_What is needed_
Quote the data exactly, first line to the line containing "strip_uv_start = 2.536", with no pictures.

■ ■ ■ ■ ■ ■ ■

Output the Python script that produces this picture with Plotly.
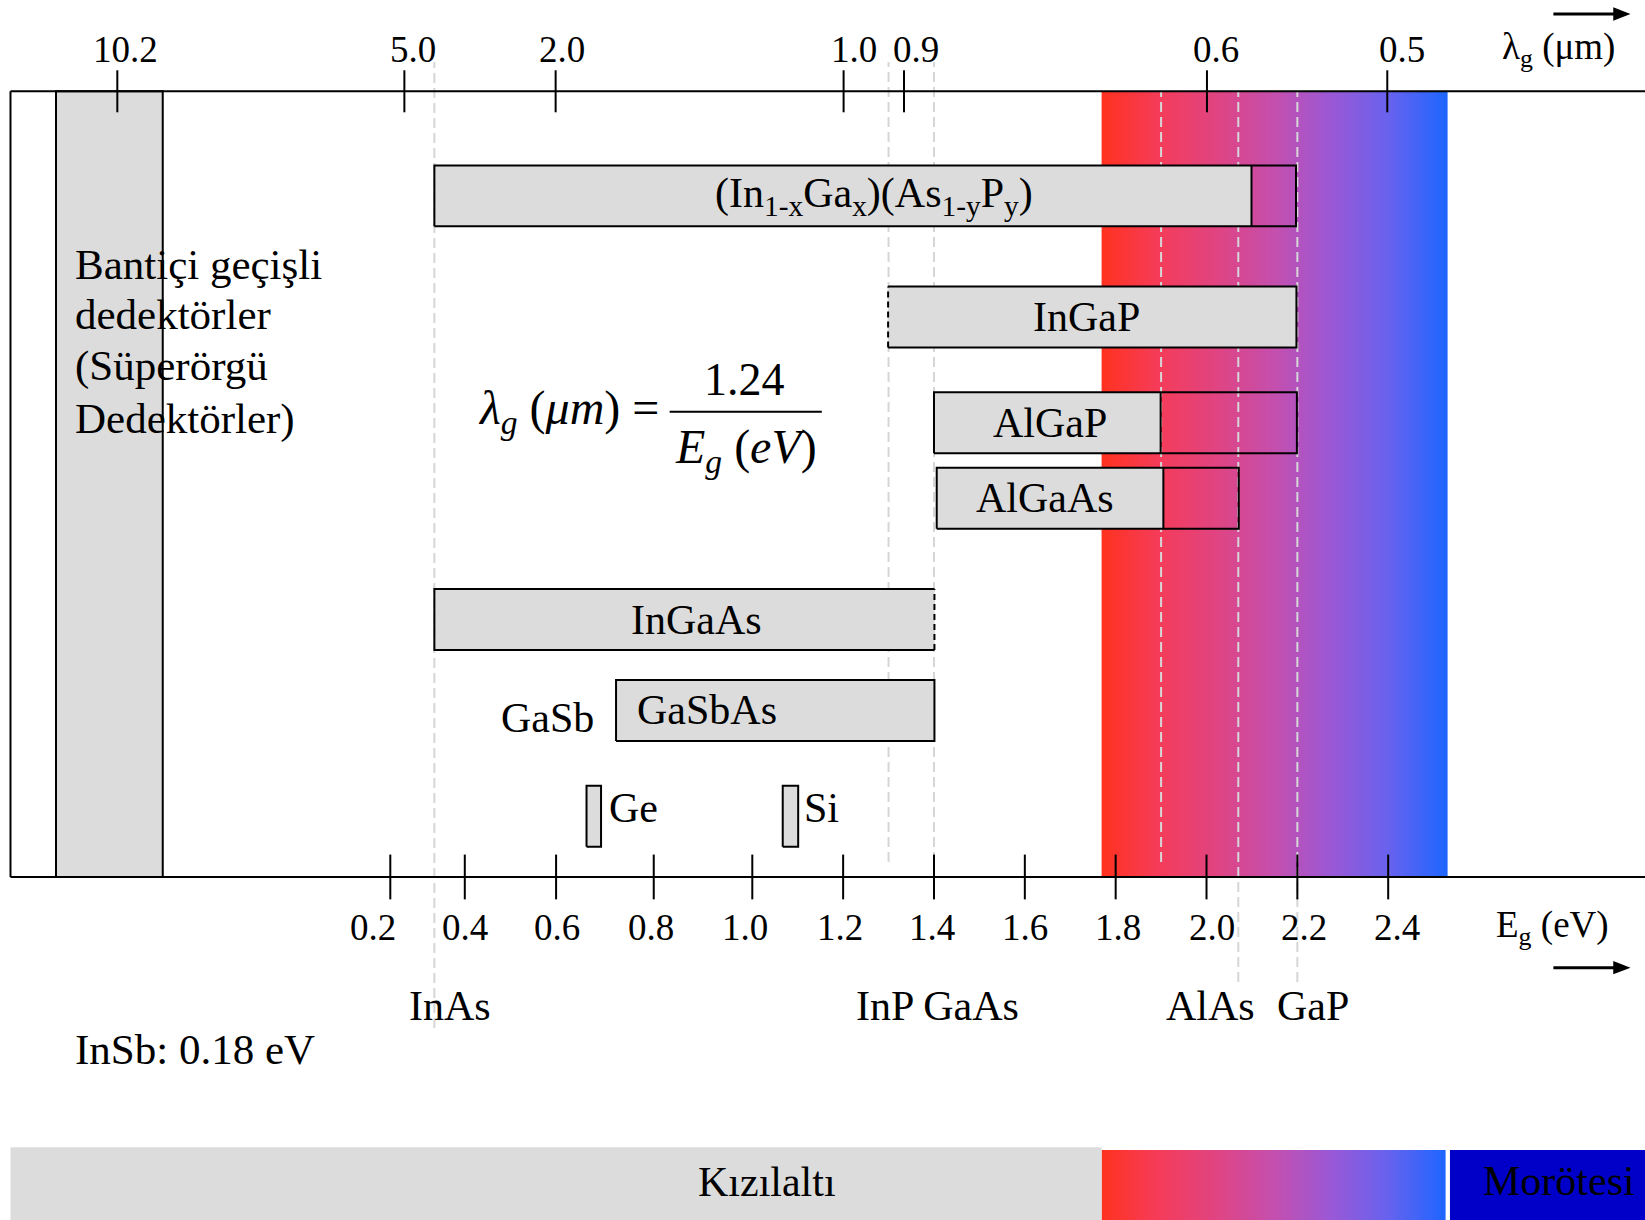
import numpy as np
import plotly.graph_objects as go

# ---------------- data (x positions on the eV axis) ----------------
ev_tick_labels = ["0.2", "0.4", "0.6", "0.8", "1.0", "1.2", "1.4", "1.6", "1.8", "2.0", "2.2", "2.4"]
ev_tick_pos = [0.203, 0.367, 0.568, 0.783, 1.0, 1.2, 1.4, 1.6, 1.8, 2.0, 2.2, 2.4]
ev_label_pos = [0.164, 0.367, 0.570, 0.778, 0.984, 1.192, 1.395, 1.600, 1.806, 2.011, 2.215, 2.420]

lam_tick_labels = ["10.2", "5.0", "2.0", "1.0", "0.9", "0.6", "0.5"]
lam_tick_pos = [-0.398, 0.234, 0.567, 1.201, 1.334, 2.001, 2.398]
lam_label_pos = [-0.381, 0.252, 0.581, 1.224, 1.360, 2.021, 2.430]

# compound band gaps (reference dashed lines), as drawn
ref_names = ["InAs", "InP", "GaAs", "", "AlAs", "GaP"]
ref_eg = [0.30, 1.30, 1.40, 1.90, 2.07, 2.20]

# compound labels under the axis
comp_labels = ["InAs", "InP GaAs", "AlAs", "GaP"]
comp_label_x = [0.334, 1.408, 2.008, 2.235]

# detector material ranges (eV)
bar_names = ["(In<sub>1-x</sub>Ga<sub>x</sub>)(As<sub>1-y</sub>P<sub>y</sub>)", "InGaP", "AlGaP",
             "AlGaAs", "InGaAs", "GaSbAs", "Ge", "Si"]
bar_start = [0.300, 1.299, 1.400, 1.406, 0.300, 0.700, 0.635, 1.067]
bar_end = [2.197, 2.198, 2.199, 2.071, 1.401, 1.401, 0.667, 1.101]
bar_split = [2.099, None, 1.899, 1.905, None, None, None, None]   # beyond split: outline only
bar_dashed_edge = [None, "left", None, None, "right", None, None, None]

# intersubband (superlattice) detector band, visible band, UV
qwip_band = (-0.533, -0.298)
visible_band = (1.769, 2.530)
strip_visible = (1.769, 2.527)
strip_uv_start = 2.536

# ---------------- layout constants ----------------
FONT = "Liberation Serif, Times New Roman, serif"
GRAY = "#DCDCDC"
X_MIN, X_MAX = -0.6563, 2.9654
Y_MIN, Y_MAX = -4.366, 11.162
FRAME_LEFT = -0.6332
Y_BOT, Y_TOP = 0.0, 10.0
BAR_H = 0.775
bar_row = [8.669, 7.127, 5.781, 4.821, 3.277, 2.119, 0.772, 0.772]
bar_label_x = [1.269, 1.736, 1.655, 1.644, 0.877, 0.741, 0.679, 1.109]
bar_label_anchor = ["center", "center", "center", "center", "center", "left", "left", "left"]
bar_label_dy = [0, 0, 0, 0, 0, 0, 0.10, 0.10]
ref_top = [10.373, 10.373, 10.373, 10.0, 10.0, 10.0]
ref_bot = [-1.922, 0.191, 0.0, 0.191, -1.336, -1.336]
ARROW_X = (2.7637, 2.9335)
ARROW_Y = [10.984, -1.154]
HEAD_LEN, HEAD_HALF = 0.038, 0.085

grad_scale = [[0.0, "#FF3220"], [1 / 6, "#F43C5A"], [2 / 6, "#E04482"], [3 / 6, "#C44FAE"],
              [4 / 6, "#9A58D6"], [5 / 6, "#6762EE"], [1.0, "#1E66FF"]]

fig = go.Figure()


def rect_xy(x0, x1, y0, y1):
    return [x0, x1, x1, x0, x0], [y0, y0, y1, y1, y0]


def line(xs, ys, color="black", width=2, dash=None):
    fig.add_trace(go.Scatter(x=xs, y=ys, mode="lines", hoverinfo="skip",
                             line=dict(color=color, width=width, dash=dash)))


def fill(xs, ys, color, lw=0, lc="black"):
    fig.add_trace(go.Scatter(x=xs, y=ys, mode="lines", fill="toself", fillcolor=color,
                             hoverinfo="skip", line=dict(width=lw, color=lc)))


# visible-spectrum gradient inside the frame
n = 300
fig.add_trace(go.Heatmap(x=np.linspace(visible_band[0], visible_band[1], n + 1), y=[Y_BOT, Y_TOP],
                         z=[list(np.linspace(0, 1, n))], colorscale=grad_scale, zmin=0, zmax=1,
                         showscale=False, hoverinfo="skip", zsmooth=False))

# bottom strip: infrared / visible / ultraviolet
fill(*rect_xy(FRAME_LEFT, strip_visible[0], Y_MIN, -3.44), GRAY)
fig.add_trace(go.Heatmap(x=np.linspace(strip_visible[0], strip_visible[1], n + 1), y=[Y_MIN, -3.475],
                         z=[list(np.linspace(0, 1, n))], colorscale=grad_scale, zmin=0, zmax=1,
                         showscale=False, hoverinfo="skip", zsmooth=False))
fill(*rect_xy(strip_uv_start, X_MAX, Y_MIN, -3.475), "#0000C8")

# intersubband detectors band
fill(*rect_xy(qwip_band[0], qwip_band[1], Y_BOT, Y_TOP), GRAY, lw=2)

# reference dashed lines
for e, t, b in zip(ref_eg, ref_top, ref_bot):
    line([e, e], [b, t], color="#D6D6D6", width=2, dash="10px,5px")

# material bars
for i in range(len(bar_names)):
    s, e, sp, de = bar_start[i], bar_end[i], bar_split[i], bar_dashed_edge[i]
    y0, y1 = bar_row[i] - BAR_H / 2, bar_row[i] + BAR_H / 2
    fill(*rect_xy(s, sp if sp is not None else e, y0, y1), GRAY)
    if de == "left":
        line([s, e, e, s], [y0, y0, y1, y1])
        line([s, s], [y0, y1], dash="6px,4px")
    elif de == "right":
        line([e, s, s, e], [y0, y0, y1, y1])
        line([e, e], [y0, y1], dash="6px,4px")
    else:
        line(*rect_xy(s, e, y0, y1))
    if sp is not None:
        line([sp, sp], [y0, y1])

# frame
line([FRAME_LEFT, X_MAX], [Y_TOP, Y_TOP])
line([FRAME_LEFT, X_MAX], [Y_BOT, Y_BOT])
line([FRAME_LEFT, FRAME_LEFT], [Y_BOT, Y_TOP])

# tick marks
fig.add_trace(go.Scatter(x=ev_tick_pos, y=[Y_BOT] * len(ev_tick_pos), mode="markers", hoverinfo="skip",
                         marker=dict(symbol="line-ns", size=32, line=dict(width=2, color="black"))))
fig.add_trace(go.Scatter(x=lam_tick_pos, y=[Y_TOP] * len(lam_tick_pos), mode="markers", hoverinfo="skip",
                         marker=dict(symbol="line-ns", size=30, line=dict(width=2, color="black"))))

# direction arrows (shaft + filled head)
for y in ARROW_Y:
    line([ARROW_X[0], ARROW_X[1] - HEAD_LEN * 0.5], [y, y], width=3)
    fill([ARROW_X[1] - HEAD_LEN, ARROW_X[1], ARROW_X[1] - HEAD_LEN, ARROW_X[1] - HEAD_LEN],
         [y - HEAD_HALF, y, y + HEAD_HALF, y - HEAD_HALF], "black")

anns = []


def ann(text, x, y, size=42, xanchor="center"):
    anns.append(dict(text=text, x=x, y=y, xref="x", yref="y", showarrow=False, xanchor=xanchor,
                     yanchor="middle", font=dict(family=FONT, size=size, color="black")))


# tick labels
for t, x in zip(ev_tick_labels, ev_label_pos):
    ann(t, x, -0.643, size=37)
for t, x in zip(lam_tick_labels, lam_label_pos):
    ann(t, x, 10.529, size=37)

for i, name in enumerate(bar_names):
    ann(name, bar_label_x[i], bar_row[i] + bar_label_dy[i], xanchor=bar_label_anchor[i])
ann("GaSb", 0.548, 2.02)

for t, x in zip(comp_labels, comp_label_x):
    ann(t, x, -1.638)

ann("InSb: 0.18 eV", -0.4945, -2.202, size=43, xanchor="left")
for t, y in zip(["Bantiçi geçişli", "dedektörler", "(Süperörgü", "Dedektörler)"],
                [7.797, 7.157, 6.502, 5.834]):
    ann(t, -0.4945, y, size=43, xanchor="left")

ann("λ<sub>g</sub> (μm)", 2.774, 10.529, size=37)
ann("E<sub>g</sub> (eV)", 2.761, -0.643, size=37)

ann("Kızılaltı", 1.032, -3.882)
ann("Morötesi", 2.776, -3.87)

# formula
ann("<i>λ<sub>g</sub></i> (<i>μm</i>) =", 0.800, 5.93, size=48, xanchor="right")
ann("1.24", 0.982, 6.335, size=46)
ann("<i>E<sub>g</sub></i> (<i>eV</i>)", 0.986, 5.435, size=48)
line([0.818, 1.153], [5.922, 5.922], width=2)

fig.update_layout(
    width=1645, height=1220, margin=dict(l=0, r=0, t=0, b=0, pad=0),
    paper_bgcolor="white", plot_bgcolor="white", showlegend=False,
    xaxis=dict(range=[X_MIN, X_MAX], visible=False, showgrid=False, zeroline=False),
    yaxis=dict(range=[Y_MIN, Y_MAX], visible=False, showgrid=False, zeroline=False),
    annotations=anns,
)

fig.write_html("out.html", config={"displayModeBar": False},
               post_script="document.body.style.margin='0px';")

■ ■ ■ ■ ■ ■ ■

_Task output_
Output the Python script that produces this picture with Plotly.
import numpy as np
import plotly.graph_objects as go

# ---------------- data (x positions on the eV axis) ----------------
ev_tick_labels = ["0.2", "0.4", "0.6", "0.8", "1.0", "1.2", "1.4", "1.6", "1.8", "2.0", "2.2", "2.4"]
ev_tick_pos = [0.203, 0.367, 0.568, 0.783, 1.0, 1.2, 1.4, 1.6, 1.8, 2.0, 2.2, 2.4]
ev_label_pos = [0.164, 0.367, 0.570, 0.778, 0.984, 1.192, 1.395, 1.600, 1.806, 2.011, 2.215, 2.420]

lam_tick_labels = ["10.2", "5.0", "2.0", "1.0", "0.9", "0.6", "0.5"]
lam_tick_pos = [-0.398, 0.234, 0.567, 1.201, 1.334, 2.001, 2.398]
lam_label_pos = [-0.381, 0.252, 0.581, 1.224, 1.360, 2.021, 2.430]

# compound band gaps (reference dashed lines), as drawn
ref_names = ["InAs", "InP", "GaAs", "", "AlAs", "GaP"]
ref_eg = [0.30, 1.30, 1.40, 1.90, 2.07, 2.20]

# compound labels under the axis
comp_labels = ["InAs", "InP GaAs", "AlAs", "GaP"]
comp_label_x = [0.334, 1.408, 2.008, 2.235]

# detector material ranges (eV)
bar_names = ["(In<sub>1-x</sub>Ga<sub>x</sub>)(As<sub>1-y</sub>P<sub>y</sub>)", "InGaP", "AlGaP",
             "AlGaAs", "InGaAs", "GaSbAs", "Ge", "Si"]
bar_start = [0.300, 1.299, 1.400, 1.406, 0.300, 0.700, 0.635, 1.067]
bar_end = [2.197, 2.198, 2.199, 2.071, 1.401, 1.401, 0.667, 1.101]
bar_split = [2.099, None, 1.899, 1.905, None, None, None, None]   # beyond split: outline only
bar_dashed_edge = [None, "left", None, None, "right", None, None, None]

# intersubband (superlattice) detector band, visible band, UV
qwip_band = (-0.533, -0.298)
visible_band = (1.769, 2.530)
strip_visible = (1.769, 2.527)
strip_uv_start = 2.536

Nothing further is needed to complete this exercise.